Dataset section.
******
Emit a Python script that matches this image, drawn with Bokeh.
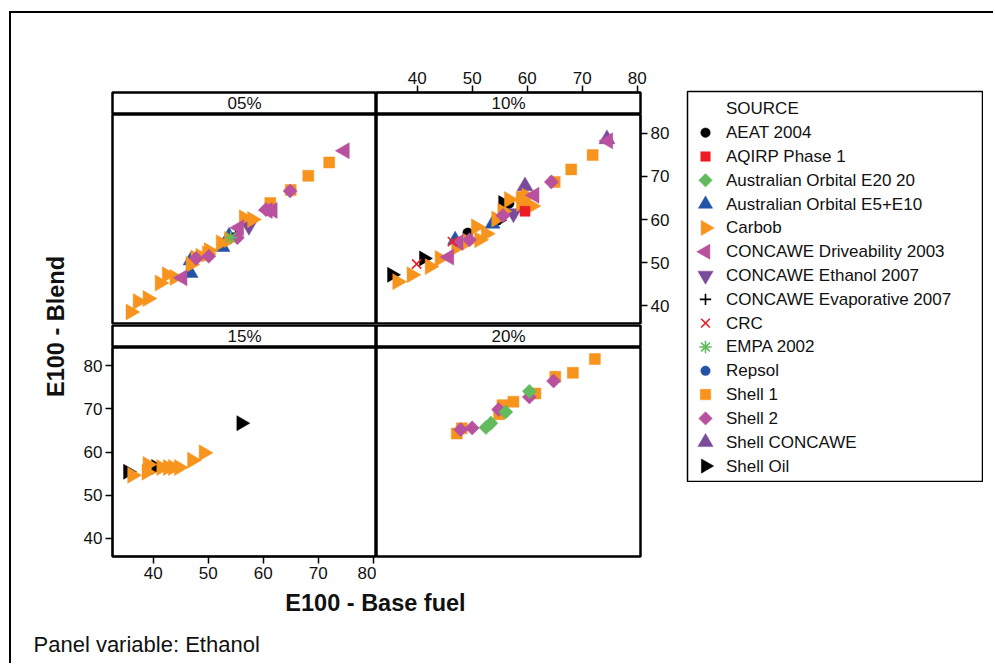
import math
from bokeh.plotting import figure
from bokeh.models import Range1d, LinearAxis, FixedTicker, Spacer
from bokeh.layouts import row, column
from bokeh.embed import file_html
from bokeh.resources import INLINE
from bokeh.core.properties import value

# ---------------- data ----------------
PANELS = ["05%", "10%", "15%", "20%"]
SOURCES = ["AEAT 2004", "AQIRP Phase 1", "Australian Orbital E20 20",
           "Australian Orbital E5+E10", "Carbob", "CONCAWE Driveability 2003",
           "CONCAWE Ethanol 2007", "CONCAWE Evaporative 2007", "CRC", "EMPA 2002",
           "Repsol", "Shell 1", "Shell 2", "Shell CONCAWE", "Shell Oil"]
X_TICKS = [40, 50, 60, 70, 80]
Y_TICKS = [40, 50, 60, 70, 80]
X_LIMITS = (32.6, 80.6)
Y_LIMITS = (35.7, 84.3)
LEGEND_TITLE = "SOURCE"
X_LABEL = "E100 - Base fuel"
Y_LABEL = "E100 - Blend"
NOTE = "Panel variable: Ethanol"

# 05% panel
p05_carbob_x = [35.9, 37.2, 39.0, 41.2, 42.5, 43.9, 46.8, 48.6, 50.1, 52.3, 56.5, 58.0, 53.8, 49.8, 47.7]
p05_carbob_y = [38.6, 41.0, 41.7, 45.3, 47.2, 46.6, 49.6, 51.5, 52.8, 54.6, 60.4, 60.0, 55.4, 52.0, 51.1]
p05_shell1_x = [72.0, 68.2, 65.0, 61.3]
p05_shell1_y = [73.2, 70.1, 66.8, 63.8]
p05_shell2_x = [64.9, 60.5, 55.3, 50.1, 47.8]
p05_shell2_y = [66.6, 62.3, 55.8, 51.5, 51.0]
p05_cdrive_x = [74.8, 60.8, 61.7, 45.3, 55.6]
p05_cdrive_y = [75.9, 62.1, 62.1, 46.5, 58.1]
p05_ceth_x = [57.4]
p05_ceth_y = [58.5]
p05_aus510_x = [52.6, 46.8, 46.8, 53.8]
p05_aus510_y = [53.6, 47.6, 50.5, 56.2]
p05_empa_x = [54.1]
p05_empa_y = [55.8]
p05_cevap_x = [55.0]
p05_cevap_y = [56.8]

# 10% panel
p10_shelloil_x = [35.4, 41.2, 55.6, 54.7]
p10_shelloil_y = [47.2, 51.0, 63.8, 59.8]
p10_carbob_x = [36.4, 39.0, 42.3, 44.1, 47.1, 49.2, 50.7, 52.5, 54.4, 56.7, 58.9, 59.9, 60.8, 55.5, 51.3]
p10_carbob_y = [45.6, 47.2, 49.1, 51.0, 53.5, 54.9, 58.3, 56.7, 60.1, 64.6, 63.7, 65.4, 63.1, 61.9, 55.3]
p10_shell1_x = [71.9, 68.0, 65.0, 59.0]
p10_shell1_y = [74.9, 71.6, 68.7, 65.2]
p10_shell2_x = [64.4, 55.6, 49.5]
p10_shell2_y = [68.7, 60.9, 55.3]
p10_cdrive_x = [74.7, 61.3, 45.8, 47.5]
p10_cdrive_y = [78.2, 65.6, 51.3, 54.7]
p10_ceth_x = [57.5]
p10_ceth_y = [61.4]
p10_shellcon_x = [59.6, 74.5]
p10_shellcon_y = [67.7, 78.6]
p10_aus510_x = [46.9, 53.7]
p10_aus510_y = [55.3, 59.0]
p10_aqirp_x = [59.6]
p10_aqirp_y = [61.9]
p10_crc_x = [39.9, 46.4]
p10_crc_y = [49.7, 54.9]
p10_aeat_x = [49.2, 56.7]
p10_aeat_y = [56.9, 63.7]
p10_cevap_x = [54.6, 55.0]
p10_cevap_y = [59.8, 60.1]

# 15% panel
p15_shelloil_x = [56.0, 35.4, 40.5]
p15_shelloil_y = [66.7, 55.4, 56.5]
p15_carbob_x = [36.2, 38.8, 39.0, 41.5, 42.7, 43.6, 44.7, 47.1, 49.2]
p15_carbob_y = [54.6, 55.3, 57.1, 56.4, 56.4, 56.4, 56.4, 58.1, 59.8]

# 20% panel
p20_shell1_x = [72.3, 68.3, 65.1, 61.5, 57.5, 55.5, 54.9, 48.1, 47.2]
p20_shell1_y = [81.6, 78.4, 77.5, 73.6, 71.7, 70.9, 68.8, 65.5, 64.3]
p20_shell2_x = [64.8, 60.4, 54.8, 50.0, 47.9]
p20_shell2_y = [76.5, 72.8, 69.9, 65.6, 65.2]
p20_aus20_x = [60.4, 56.1, 53.4, 52.5]
p20_aus20_y = [74.1, 69.3, 66.7, 65.7]

PANEL_DATA = {
    "05%": {"Carbob": (p05_carbob_x, p05_carbob_y), "Shell 1": (p05_shell1_x, p05_shell1_y),
            "Shell 2": (p05_shell2_x, p05_shell2_y), "CONCAWE Driveability 2003": (p05_cdrive_x, p05_cdrive_y),
            "CONCAWE Ethanol 2007": (p05_ceth_x, p05_ceth_y), "Australian Orbital E5+E10": (p05_aus510_x, p05_aus510_y),
            "EMPA 2002": (p05_empa_x, p05_empa_y), "CONCAWE Evaporative 2007": (p05_cevap_x, p05_cevap_y)},
    "10%": {"Shell Oil": (p10_shelloil_x, p10_shelloil_y), "Carbob": (p10_carbob_x, p10_carbob_y),
            "Shell 1": (p10_shell1_x, p10_shell1_y), "Shell 2": (p10_shell2_x, p10_shell2_y),
            "CONCAWE Driveability 2003": (p10_cdrive_x, p10_cdrive_y), "CONCAWE Ethanol 2007": (p10_ceth_x, p10_ceth_y),
            "Shell CONCAWE": (p10_shellcon_x, p10_shellcon_y), "Australian Orbital E5+E10": (p10_aus510_x, p10_aus510_y),
            "AQIRP Phase 1": (p10_aqirp_x, p10_aqirp_y), "CRC": (p10_crc_x, p10_crc_y),
            "AEAT 2004": (p10_aeat_x, p10_aeat_y), "CONCAWE Evaporative 2007": (p10_cevap_x, p10_cevap_y)},
    "15%": {"Shell Oil": (p15_shelloil_x, p15_shelloil_y), "Carbob": (p15_carbob_x, p15_carbob_y)},
    "20%": {"Shell 1": (p20_shell1_x, p20_shell1_y), "Shell 2": (p20_shell2_x, p20_shell2_y),
            "Australian Orbital E20 20": (p20_aus20_x, p20_aus20_y)},
}

# ---------------- styles ----------------
ORANGE = "#F7941E"
MAGENTA = "#B9519F"
PURPLE = "#7B4B9B"
BLUE = "#2453A5"
GREEN = "#62BB5E"
RED = "#EC1C24"
FONT = "Liberation Sans"
R = math.pi / 2

# marker, color, size, angle, filled
STYLE = {
    "AEAT 2004": ("circle", "black", 10, 0, True),
    "AQIRP Phase 1": ("square", RED, 10, 0, True),
    "Australian Orbital E20 20": ("square", GREEN, 10, math.pi / 4, True),
    "Australian Orbital E5+E10": ("triangle", BLUE, 15, 0, True),
    "Carbob": ("triangle", ORANGE, 16, -R, True),
    "CONCAWE Driveability 2003": ("triangle", MAGENTA, 16, R, True),
    "CONCAWE Ethanol 2007": ("inverted_triangle", PURPLE, 16, 0, True),
    "CONCAWE Evaporative 2007": ("cross", "black", 12, 0, False),
    "CRC": ("x", RED, 13, 0, False),
    "EMPA 2002": ("asterisk", GREEN, 13, 0, False),
    "Repsol": ("circle", BLUE, 10, 0, True),
    "Shell 1": ("square", ORANGE, 11, 0, True),
    "Shell 2": ("square", MAGENTA, 10, math.pi / 4, True),
    "Shell CONCAWE": ("triangle", PURPLE, 16, 0, True),
    "Shell Oil": ("triangle", "black", 15, -R, True),
}
DRAW_ORDER = ["Shell Oil", "AEAT 2004", "CONCAWE Evaporative 2007", "Shell CONCAWE",
              "Australian Orbital E5+E10", "CONCAWE Ethanol 2007", "Carbob", "Shell 1",
              "CONCAWE Driveability 2003", "Shell 2", "AQIRP Phase 1", "Repsol", "CRC",
              "EMPA 2002", "Australian Orbital E20 20"]


def draw_marker(p, src, xs, ys, scale=1.0):
    marker, color, size, angle, filled = STYLE[src]
    if filled:
        p.scatter(xs, ys, marker=marker, size=size * scale, angle=angle,
                  fill_color=color, line_color=color, line_width=0.5)
    else:
        p.scatter(xs, ys, marker=marker, size=size * scale, angle=angle,
                  line_color=color, line_width=1.6)


def base_fig(w, h, xr, yr, ml=0, mr=0, mt=0, mb=0, outline=True):
    p = figure(width=w, height=h, x_range=xr, y_range=yr, toolbar_location=None,
               output_backend="svg", x_axis_location=None, y_axis_location=None,
               min_border_left=ml, min_border_right=mr, min_border_top=mt, min_border_bottom=mb)
    p.xgrid.visible = False
    p.ygrid.visible = False
    p.background_fill_color = "white"
    p.border_fill_color = "white"
    if outline:
        p.outline_line_color = "black"
        p.outline_line_width = 2.5
    else:
        p.outline_line_color = None
    return p


def style_axis(ax, ticks, standoff=3):
    ax.ticker = FixedTicker(ticks=ticks)
    ax.major_tick_out = 7
    ax.major_tick_in = 0
    ax.minor_tick_out = 0
    ax.minor_tick_in = 0
    ax.axis_line_width = 1.5
    ax.axis_line_color = "black"
    ax.major_tick_line_width = 1.5
    ax.major_tick_line_color = "black"
    ax.major_label_text_font = FONT
    ax.major_label_text_font_size = "17px"
    ax.major_label_text_color = "#111111"
    ax.major_label_standoff = standoff


XR = Range1d(*X_LIMITS)
YR = Range1d(*Y_LIMITS)

FW, FH = 264, 210   # panel frame size
LB, RB, TB, BB = 40, 46, 32, 31


def strip(label, w, mt, ml, mr, top_axis=False):
    s = base_fig(w, 22 + mt, XR, Range1d(0, 1), ml=ml, mr=mr, mt=mt)
    s.text(x=[(XR.start + XR.end) / 2], y=[0.5], text=[label], text_align="center",
           text_baseline="middle", text_font=value(FONT), text_font_size="17px", text_color="#111111")
    if top_axis:
        ax = LinearAxis()
        style_axis(ax, X_TICKS, standoff=2)
        s.add_layout(ax, "above")
    return s


def panel(label, w, h, ml, mr, mb, left=False, right=False, bottom=False):
    p = base_fig(w, h, XR, YR, ml=ml, mr=mr, mb=mb)
    data = PANEL_DATA[label]
    for src in DRAW_ORDER:
        if src in data:
            draw_marker(p, src, *data[src])
    if left:
        ax = LinearAxis()
        style_axis(ax, Y_TICKS)
        p.add_layout(ax, "left")
    if right:
        ax = LinearAxis()
        style_axis(ax, Y_TICKS)
        p.add_layout(ax, "right")
    if bottom:
        ax = LinearAxis()
        style_axis(ax, X_TICKS)
        p.add_layout(ax, "below")
    return p


s05 = strip(PANELS[0], LB + FW, TB, LB, 0)
s10 = strip(PANELS[1], FW + RB, TB, 0, RB, top_axis=True)
p05 = panel(PANELS[0], LB + FW, FH, LB, 0, 0)
p10 = panel(PANELS[1], FW + RB, FH, 0, RB, 0, right=True)
s15 = strip(PANELS[2], LB + FW, 1, LB, 0)
s20 = strip(PANELS[3], FW + RB, 1, 0, RB)
p15 = panel(PANELS[2], LB + FW, 209 + BB, LB, 0, BB, left=True, bottom=True)
p20 = panel(PANELS[3], FW + RB, 209 + BB, 0, RB, BB)

left_col = column(s05, p05, s15, p15)
right_col = column(s10, p10, s20, p20)
COL_H = (22 + TB) + FH + 23 + (209 + BB)

# y label
yl = base_fig(61, COL_H, Range1d(0, 61), Range1d(0, COL_H), outline=False)
yl.text(x=[44], y=[COL_H - 266], text=[Y_LABEL], angle=math.pi / 2, text_align="center",
        text_baseline="middle", text_font=value(FONT), text_font_size="23.5px",
        text_font_style="bold", text_color="#111111")

# legend
LEG_W, LEG_H = 297, 392
leg = figure(width=LEG_W, height=LEG_H, x_range=Range1d(0, LEG_W - 2),
             y_range=Range1d(15.65, -0.73), toolbar_location=None, output_backend="svg",
             x_axis_location=None, y_axis_location=None,
             min_border_left=1, min_border_right=1, min_border_top=1, min_border_bottom=1)
leg.xgrid.visible = False
leg.ygrid.visible = False
leg.outline_line_color = "black"
leg.outline_line_width = 1.5
leg.text(x=[38.5], y=[0], text=[LEGEND_TITLE], text_align="left", text_baseline="middle",
         text_font=value(FONT), text_font_size="17px", text_color="#111111")
for i, src in enumerate(SOURCES):
    draw_marker(leg, src, [18], [i + 1], scale=0.95)
leg.text(x=[38.5] * len(SOURCES), y=list(range(1, len(SOURCES) + 1)), text=SOURCES,
         text_align="left", text_baseline="middle", text_font=value(FONT),
         text_font_size="17px", text_color="#111111")
leg_col = column(Spacer(width=LEG_W, height=30), leg)

# x label
XL_W = LB + FW + FW + RB
XL_H = 36
xl = base_fig(XL_W, XL_H, Range1d(0, XL_W), Range1d(0, XL_H), outline=False)
xl.text(x=[303], y=[XL_H - 15], text=[X_LABEL], text_align="center", text_baseline="middle",
        text_font=value(FONT), text_font_size="23.5px", text_font_style="bold", text_color="#111111")

# note
NT_H = 40
nt = base_fig(320, NT_H, Range1d(0, 320), Range1d(0, NT_H), outline=False)
nt.text(x=[22], y=[NT_H - 21], text=[NOTE], text_align="left", text_baseline="middle",
        text_font=value(FONT), text_font_size="22px", text_color="#111111")

root = column(
    Spacer(width=10, height=47),
    row(yl, left_col, right_col, leg_col, Spacer(width=10, height=10)),
    row(Spacer(width=61, height=XL_H), xl),
    nt,
    styles={"border-top": "2px solid black", "border-left": "2px solid black",
            "margin-left": "9px", "margin-top": "11px"},
)

open("out.html", "w").write(file_html(root, INLINE))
******
Problem to solve.
Extract the lines exactly, please: the first line of the listing, the line with "p05_cevap_y = [56.8]", and every line between them, but no pictures.

Solved exercise.
Emit a Python script that matches this image, drawn with Bokeh.
import math
from bokeh.plotting import figure
from bokeh.models import Range1d, LinearAxis, FixedTicker, Spacer
from bokeh.layouts import row, column
from bokeh.embed import file_html
from bokeh.resources import INLINE
from bokeh.core.properties import value

# ---------------- data ----------------
PANELS = ["05%", "10%", "15%", "20%"]
SOURCES = ["AEAT 2004", "AQIRP Phase 1", "Australian Orbital E20 20",
           "Australian Orbital E5+E10", "Carbob", "CONCAWE Driveability 2003",
           "CONCAWE Ethanol 2007", "CONCAWE Evaporative 2007", "CRC", "EMPA 2002",
           "Repsol", "Shell 1", "Shell 2", "Shell CONCAWE", "Shell Oil"]
X_TICKS = [40, 50, 60, 70, 80]
Y_TICKS = [40, 50, 60, 70, 80]
X_LIMITS = (32.6, 80.6)
Y_LIMITS = (35.7, 84.3)
LEGEND_TITLE = "SOURCE"
X_LABEL = "E100 - Base fuel"
Y_LABEL = "E100 - Blend"
NOTE = "Panel variable: Ethanol"

# 05% panel
p05_carbob_x = [35.9, 37.2, 39.0, 41.2, 42.5, 43.9, 46.8, 48.6, 50.1, 52.3, 56.5, 58.0, 53.8, 49.8, 47.7]
p05_carbob_y = [38.6, 41.0, 41.7, 45.3, 47.2, 46.6, 49.6, 51.5, 52.8, 54.6, 60.4, 60.0, 55.4, 52.0, 51.1]
p05_shell1_x = [72.0, 68.2, 65.0, 61.3]
p05_shell1_y = [73.2, 70.1, 66.8, 63.8]
p05_shell2_x = [64.9, 60.5, 55.3, 50.1, 47.8]
p05_shell2_y = [66.6, 62.3, 55.8, 51.5, 51.0]
p05_cdrive_x = [74.8, 60.8, 61.7, 45.3, 55.6]
p05_cdrive_y = [75.9, 62.1, 62.1, 46.5, 58.1]
p05_ceth_x = [57.4]
p05_ceth_y = [58.5]
p05_aus510_x = [52.6, 46.8, 46.8, 53.8]
p05_aus510_y = [53.6, 47.6, 50.5, 56.2]
p05_empa_x = [54.1]
p05_empa_y = [55.8]
p05_cevap_x = [55.0]
p05_cevap_y = [56.8]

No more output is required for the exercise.